GOAL OF THE EXERCISE:
Every record below should be transcribed exactly. Omit the images.

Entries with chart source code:
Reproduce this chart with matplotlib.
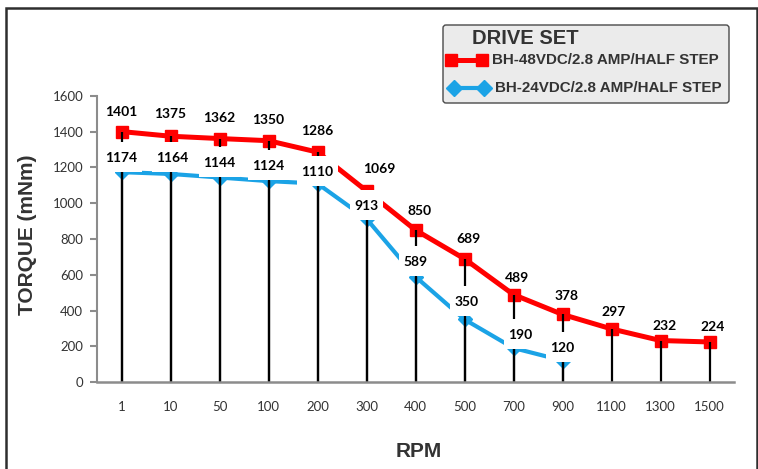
import matplotlib
matplotlib.use("Agg")
import matplotlib.pyplot as plt
from matplotlib.path import Path
from matplotlib.patches import FancyBboxPatch, Rectangle
from matplotlib.lines import Line2D

# ---------------- data ----------------
categories = ['1', '10', '50', '100', '200', '300', '400', '500', '700', '900', '1100', '1300', '1500']
torque_48v = [1401, 1375, 1362, 1350, 1286, 1069, 850, 689, 489, 378, 297, 232, 224]
torque_24v = [1174, 1164, 1144, 1124, 1110, 913, 589, 350, 190, 120]
series_names = ['BH-48VDC/2.8 AMP/HALF STEP', 'BH-24VDC/2.8 AMP/HALF STEP']
legend_title = 'DRIVE SET'
y_ticks = [0, 200, 400, 600, 800, 1000, 1200, 1400, 1600]
x_title = 'RPM'
y_title = 'TORQUE (mNm)'

# label nudges in pixels (layout only)
red_dx = [0, 0, 0, 0, 0, 13, 4, 4, 4, 4, 2, 4, 3]
red_dy = [20, 22, 21, 21, 21, 22, 19, 20, 17, 18, 17, 15, 15]
blue_dx = [0, 2, 0, 0, 0, 0, 0, 2, 7, 0]
blue_dy = [14, 16, 15, 15, 12, 13, 15, 17, 13, 13]

RED = '#ff0000'
BLUE = '#1ba3e6'
DARK = '#333333'
GRAY = '#8c8c8c'

W, H = 758, 469
DPI = 100
fig = plt.figure(figsize=(W / DPI, H / DPI), dpi=DPI)
fig.patch.set_facecolor('white')

ax = fig.add_axes([97 / W, (H - 382) / H, (734 - 97) / W, (382 - 96) / H])
ax.set_facecolor('none')

x_all = list(range(len(categories)))
x_blue = x_all[:len(torque_24v)]

ax.plot(x_all, torque_48v, color=RED, lw=3.6, marker='s', ms=9, mec=RED, mfc=RED, zorder=2)
ax.plot(x_blue, torque_24v, color=BLUE, lw=3.0, marker='D', ms=7.5, mec=BLUE, mfc=BLUE, zorder=2.5)
ax.vlines(x_all, 0, torque_48v, colors='black', lw=1.6, zorder=3)
ax.vlines(x_blue, 0, torque_24v, colors='black', lw=1.6, zorder=3)


def label_box(x0, y0, width, height, mutation_size):
    cx = x0 + width / 2.0
    cy = y0 + height / 2.0 + 1
    hw = width / 2.0 + 4
    hh = 15
    return Path([(cx - hw, cy - hh), (cx + hw, cy - hh), (cx + hw, cy + hh),
                 (cx - hw, cy + hh), (cx - hw, cy - hh)], closed=True)


px2pt = 72.0 / DPI
lab_font = dict(family=['Lato', 'DejaVu Sans'], fontsize=10, fontweight='bold', color='black')

for i, v in enumerate(torque_48v):
    ax.annotate(str(v), (x_all[i], v), xytext=(red_dx[i] * px2pt, red_dy[i] * px2pt),
                textcoords='offset points', ha='center', va='center', zorder=5, **lab_font)

for i, v in enumerate(torque_24v):
    ax.annotate(str(v), (x_blue[i], v), xytext=(blue_dx[i] * px2pt, blue_dy[i] * px2pt),
                textcoords='offset points', ha='center', va='center', zorder=4,
                bbox=dict(boxstyle=label_box, fc='white', ec='none'), **lab_font)

ax.set_xlim(-0.5, len(categories) - 0.5)
ax.set_ylim(0, 1600)
ax.set_xticks(x_all)
ax.set_xticklabels(categories)
ax.set_yticks(y_ticks)
ax.set_yticklabels([str(t) for t in y_ticks])

for s in ['top', 'right']:
    ax.spines[s].set_visible(False)
ax.spines['left'].set_color(GRAY)
ax.spines['left'].set_linewidth(1.5)
ax.spines['bottom'].set_color(GRAY)
ax.spines['bottom'].set_linewidth(1.8)
ax.spines['left'].set_zorder(1)
ax.spines['bottom'].set_zorder(6)

ax.tick_params(axis='x', length=0, pad=13.5, labelsize=9.5, labelcolor=DARK)
ax.tick_params(axis='y', length=5, width=1.5, color=GRAY, pad=5, labelsize=9.5, labelcolor=DARK)
for lbl in ax.get_xticklabels() + ax.get_yticklabels():
    lbl.set_family(['Lato', 'DejaVu Sans'])

# axis titles
title_font = dict(family=['Liberation Sans', 'DejaVu Sans'], fontweight='bold', color=DARK, fontsize=15)
fig.text(28 / W, 1 - 235 / H, y_title, rotation=90, ha='center', va='center', **title_font)
fig.text(419 / W, 1 - 456.5 / H, x_title, ha='center', va='baseline', **title_font)

# legend (drawn in inches from the top-left)
tr = fig.dpi_scale_trans


def fx(px):
    return px / DPI


def fy(py):
    return (H - py) / DPI


leg_box = FancyBboxPatch((fx(443), fy(103)), fx(729) - fx(443), fy(25) - fy(103),
                         boxstyle='round,pad=0,rounding_size=0.03', transform=tr,
                         fc='#ebebeb', ec='#4a4a4a', lw=1.0, zorder=10)
fig.add_artist(leg_box)
fig.text(fx(472), fy(44.3), legend_title, transform=tr, ha='left', va='baseline',
         family=['Liberation Sans', 'DejaVu Sans'], fontweight='bold', fontsize=14.5,
         color=DARK, zorder=11)
fig.add_artist(Line2D([fx(450.5), fx(481.7)], [fy(60), fy(60)], transform=tr, color=RED, lw=3.6,
                      marker='s', ms=9, mec=RED, mfc=RED, zorder=11))
fig.add_artist(Line2D([fx(454), fx(484)], [fy(88.3), fy(88.3)], transform=tr, color=BLUE, lw=3.0,
                      marker='D', ms=8.5, mec=BLUE, mfc=BLUE, zorder=11))
fig.text(fx(492), fy(64.3), series_names[0], transform=tr, ha='left', va='baseline',
         family=['Liberation Sans', 'DejaVu Sans'], fontweight='bold', fontsize=10.9, color=DARK, zorder=11)
fig.text(fx(495), fy(92.3), series_names[1], transform=tr, ha='left', va='baseline',
         family=['Liberation Sans', 'DejaVu Sans'], fontweight='bold', fontsize=10.9, color=DARK, zorder=11)

# outer frame
frame = Rectangle((fx(6.2), fy(480)), fx(756.5) - fx(6.2), fy(8.3) - fy(480), transform=tr,
                  fill=False, ec='#2e2e2e', lw=1.8, clip_on=False, zorder=12)
fig.add_artist(frame)

fig.savefig('out.png', dpi=DPI, facecolor='white')
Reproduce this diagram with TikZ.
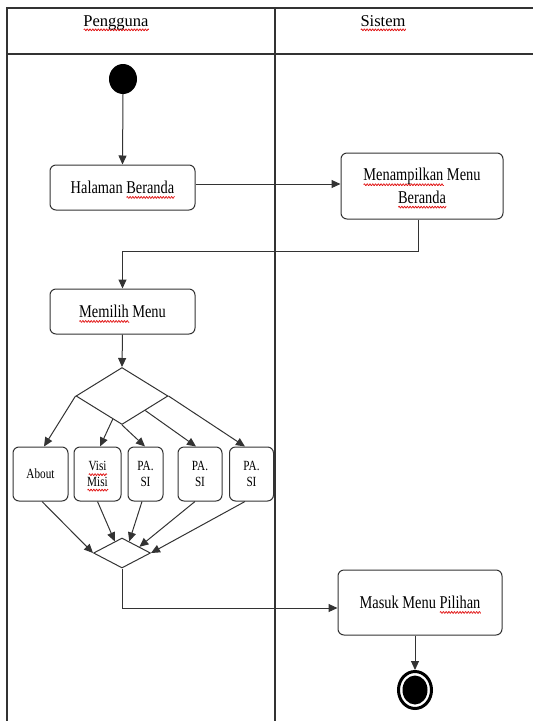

RESULT:
Reproduce this chart with matplotlib.
import matplotlib
matplotlib.use("Agg")
import matplotlib.pyplot as plt
from matplotlib.path import Path
from matplotlib.patches import FancyBboxPatch, Rectangle
from matplotlib.lines import Line2D

# ---------------- data ----------------
categories = ['1', '10', '50', '100', '200', '300', '400', '500', '700', '900', '1100', '1300', '1500']
torque_48v = [1401, 1375, 1362, 1350, 1286, 1069, 850, 689, 489, 378, 297, 232, 224]
torque_24v = [1174, 1164, 1144, 1124, 1110, 913, 589, 350, 190, 120]
series_names = ['BH-48VDC/2.8 AMP/HALF STEP', 'BH-24VDC/2.8 AMP/HALF STEP']
legend_title = 'DRIVE SET'
y_ticks = [0, 200, 400, 600, 800, 1000, 1200, 1400, 1600]
x_title = 'RPM'
y_title = 'TORQUE (mNm)'

# label nudges in pixels (layout only)
red_dx = [0, 0, 0, 0, 0, 13, 4, 4, 4, 4, 2, 4, 3]
red_dy = [20, 22, 21, 21, 21, 22, 19, 20, 17, 18, 17, 15, 15]
blue_dx = [0, 2, 0, 0, 0, 0, 0, 2, 7, 0]
blue_dy = [14, 16, 15, 15, 12, 13, 15, 17, 13, 13]

RED = '#ff0000'
BLUE = '#1ba3e6'
DARK = '#333333'
GRAY = '#8c8c8c'

W, H = 758, 469
DPI = 100
fig = plt.figure(figsize=(W / DPI, H / DPI), dpi=DPI)
fig.patch.set_facecolor('white')

ax = fig.add_axes([97 / W, (H - 382) / H, (734 - 97) / W, (382 - 96) / H])
ax.set_facecolor('none')

x_all = list(range(len(categories)))
x_blue = x_all[:len(torque_24v)]

ax.plot(x_all, torque_48v, color=RED, lw=3.6, marker='s', ms=9, mec=RED, mfc=RED, zorder=2)
ax.plot(x_blue, torque_24v, color=BLUE, lw=3.0, marker='D', ms=7.5, mec=BLUE, mfc=BLUE, zorder=2.5)
ax.vlines(x_all, 0, torque_48v, colors='black', lw=1.6, zorder=3)
ax.vlines(x_blue, 0, torque_24v, colors='black', lw=1.6, zorder=3)


def label_box(x0, y0, width, height, mutation_size):
    cx = x0 + width / 2.0
    cy = y0 + height / 2.0 + 1
    hw = width / 2.0 + 4
    hh = 15
    return Path([(cx - hw, cy - hh), (cx + hw, cy - hh), (cx + hw, cy + hh),
                 (cx - hw, cy + hh), (cx - hw, cy - hh)], closed=True)


px2pt = 72.0 / DPI
lab_font = dict(family=['Lato', 'DejaVu Sans'], fontsize=10, fontweight='bold', color='black')

for i, v in enumerate(torque_48v):
    ax.annotate(str(v), (x_all[i], v), xytext=(red_dx[i] * px2pt, red_dy[i] * px2pt),
                textcoords='offset points', ha='center', va='center', zorder=5, **lab_font)

for i, v in enumerate(torque_24v):
    ax.annotate(str(v), (x_blue[i], v), xytext=(blue_dx[i] * px2pt, blue_dy[i] * px2pt),
                textcoords='offset points', ha='center', va='center', zorder=4,
                bbox=dict(boxstyle=label_box, fc='white', ec='none'), **lab_font)

ax.set_xlim(-0.5, len(categories) - 0.5)
ax.set_ylim(0, 1600)
ax.set_xticks(x_all)
ax.set_xticklabels(categories)
ax.set_yticks(y_ticks)
ax.set_yticklabels([str(t) for t in y_ticks])

for s in ['top', 'right']:
    ax.spines[s].set_visible(False)
ax.spines['left'].set_color(GRAY)
ax.spines['left'].set_linewidth(1.5)
ax.spines['bottom'].set_color(GRAY)
ax.spines['bottom'].set_linewidth(1.8)
ax.spines['left'].set_zorder(1)
ax.spines['bottom'].set_zorder(6)

ax.tick_params(axis='x', length=0, pad=13.5, labelsize=9.5, labelcolor=DARK)
ax.tick_params(axis='y', length=5, width=1.5, color=GRAY, pad=5, labelsize=9.5, labelcolor=DARK)
for lbl in ax.get_xticklabels() + ax.get_yticklabels():
    lbl.set_family(['Lato', 'DejaVu Sans'])

# axis titles
title_font = dict(family=['Liberation Sans', 'DejaVu Sans'], fontweight='bold', color=DARK, fontsize=15)
fig.text(28 / W, 1 - 235 / H, y_title, rotation=90, ha='center', va='center', **title_font)
fig.text(419 / W, 1 - 456.5 / H, x_title, ha='center', va='baseline', **title_font)

# legend (drawn in inches from the top-left)
tr = fig.dpi_scale_trans


def fx(px):
    return px / DPI


def fy(py):
    return (H - py) / DPI


leg_box = FancyBboxPatch((fx(443), fy(103)), fx(729) - fx(443), fy(25) - fy(103),
                         boxstyle='round,pad=0,rounding_size=0.03', transform=tr,
                         fc='#ebebeb', ec='#4a4a4a', lw=1.0, zorder=10)
fig.add_artist(leg_box)
fig.text(fx(472), fy(44.3), legend_title, transform=tr, ha='left', va='baseline',
         family=['Liberation Sans', 'DejaVu Sans'], fontweight='bold', fontsize=14.5,
         color=DARK, zorder=11)
fig.add_artist(Line2D([fx(450.5), fx(481.7)], [fy(60), fy(60)], transform=tr, color=RED, lw=3.6,
                      marker='s', ms=9, mec=RED, mfc=RED, zorder=11))
fig.add_artist(Line2D([fx(454), fx(484)], [fy(88.3), fy(88.3)], transform=tr, color=BLUE, lw=3.0,
                      marker='D', ms=8.5, mec=BLUE, mfc=BLUE, zorder=11))
fig.text(fx(492), fy(64.3), series_names[0], transform=tr, ha='left', va='baseline',
         family=['Liberation Sans', 'DejaVu Sans'], fontweight='bold', fontsize=10.9, color=DARK, zorder=11)
fig.text(fx(495), fy(92.3), series_names[1], transform=tr, ha='left', va='baseline',
         family=['Liberation Sans', 'DejaVu Sans'], fontweight='bold', fontsize=10.9, color=DARK, zorder=11)

# outer frame
frame = Rectangle((fx(6.2), fy(480)), fx(756.5) - fx(6.2), fy(8.3) - fy(480), transform=tr,
                  fill=False, ec='#2e2e2e', lw=1.8, clip_on=False, zorder=12)
fig.add_artist(frame)

fig.savefig('out.png', dpi=DPI, facecolor='white')
Reproduce this diagram with TikZ.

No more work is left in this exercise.